The right timing for follow-up depends on what the investor did with your deck. If they opened it quickly and read it in full, one to two days is not too soon. If they have not opened it after five days, a gentle nudge is appropriate. Without deck tracking, the standard guidance is to wait five to seven business days.
Most advice on investor follow-ups defaults to a number. Wait five days. Wait a week. Follow up twice and move on.
These rules are not wrong exactly. But they are built on a blind assumption: that you have no information about what the investor did with your deck. If that assumption holds, timing by calendar is the only option. It does not have to.
How long should you wait to follow up after sending a pitch deck?
Five to seven business days is the standard when you have no tracking data. It is long enough to avoid seeming pushy and short enough that the context of the conversation is still fresh.
But the right answer depends entirely on what the investor actually did after you sent the deck. What happens after you send a pitch deck lays out the typical investor review process in detail; most founders are surprised by how fast and fragmented it is.
When you can see that someone opened the deck within an hour and spent twelve minutes on it, following up the next day is not too aggressive. When you can see it has not been opened after five days, a nudge makes more sense than continuing to wait.
Why calendar-based follow-up misses the point
The five-day rule treats every investor the same. An investor who spent time on your financials and forwarded the deck to a partner is a very different situation from one who never opened the email. Sending the same follow-up at the same interval to both is a missed opportunity in one case and a premature move in the other.
Pitch deck tracking software exists precisely for this reason: to replace calendar guessing with actual data on how investors engage with your deck.
What engagement data tells you about timing
When you share a pitch deck via a tracked link, each of the following scenarios requires a different response.
They opened the deck within a few hours. Strike while the energy is there. A short follow-up the next day is not too aggressive; they engaged quickly, and you can reference that momentum.
They opened it, spent time on the financials and team slide, then went quiet. Wait two or three days, then follow up with something that picks up where the deck left off. You know what they looked at, so the follow-up can feel specific rather than generic.
The deck was forwarded to someone else. Do not follow up immediately. An internal review is likely underway. Give it a few days before adding any noise. Investor engagement signals that predict a term sheet; explain what a forward usually means in practice.

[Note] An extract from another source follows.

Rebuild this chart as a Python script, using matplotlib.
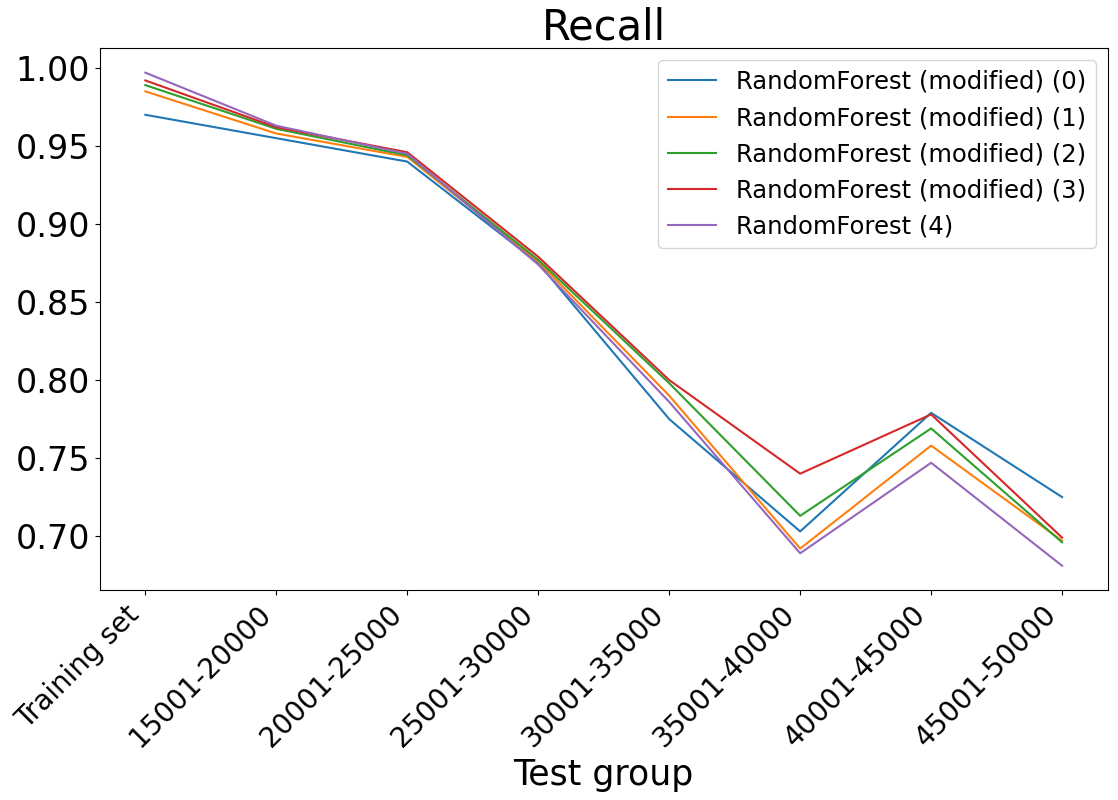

The deck was opened but dropped within the first minute. The opening slides may not be landing quickly enough. Your follow-up can include a sharper reframe of the core idea.
The deck has not been opened after four or five days. Give them a reason to open it: a short update, a metric, or a reference to why you thought of them specifically.
What to say in the follow-up
The common mistake is treating the follow-up as a reminder. The investor knows you sent the deck. "Just checking in to see if you had a chance to look at it" adds nothing and signals that you are waiting on them rather than building toward something.
A better frame is to advance the conversation by one step. Ask a specific question. Share something that adds to the deck. Reference something you discussed. Give them one easy thing to respond to. Two or three sentences with a clear point outperform a paragraph that summarises the deck again.
For a full breakdown of what works and what kills investor conversations, investor follow-up rules is the reference to read first.
How many times should you follow up with an investor?
Once is almost always enough. If the first follow-up gets no response, a second one a week later is reasonable. After that, the silence is information. Move the investor to a longer-term list and keep them updated through milestone emails rather than active pitching.
The goal of a follow-up is not to change someone's mind through persistence. It is to make sure the conversation did not die for a logistical reason, one missed email or one busy week. One or two follow-ups test for that. More than that crosses into pressure, and whether a VC is still genuinely interested becomes the more useful question to ask.
Frequently Asked Questions
How long should you wait to follow up after sending a pitch deck?
Five to seven business days is standard when you have no tracking data. If you can see the investor opened and engaged with the deck, following up in one to two days is appropriate. If the deck has not been opened after four days, a gentle nudge makes sense.
How many times should you follow up with an investor?
Once or twice is usually the limit. After two follow-ups with no response and no engagement signal, treat it as a soft pass and move on. Continued follow-up beyond that point rarely changes the outcome and can damage the relationship for a future conversation.
What should I say in a follow-up email to an investor?
Advance the conversation rather than remind them you are waiting. Share a relevant update, reference something you discussed, or ask one specific question. Two or three sentences with a clear point outperform a paragraph that re-summarises your pitch.
Is it okay to follow up if I can see the investor opened my deck?
Yes, and knowing they opened it gives your follow-up more grounding. You do not need to reveal you were tracking; just time the follow-up to match their activity and keep the message specific and confident rather than a generic check-in.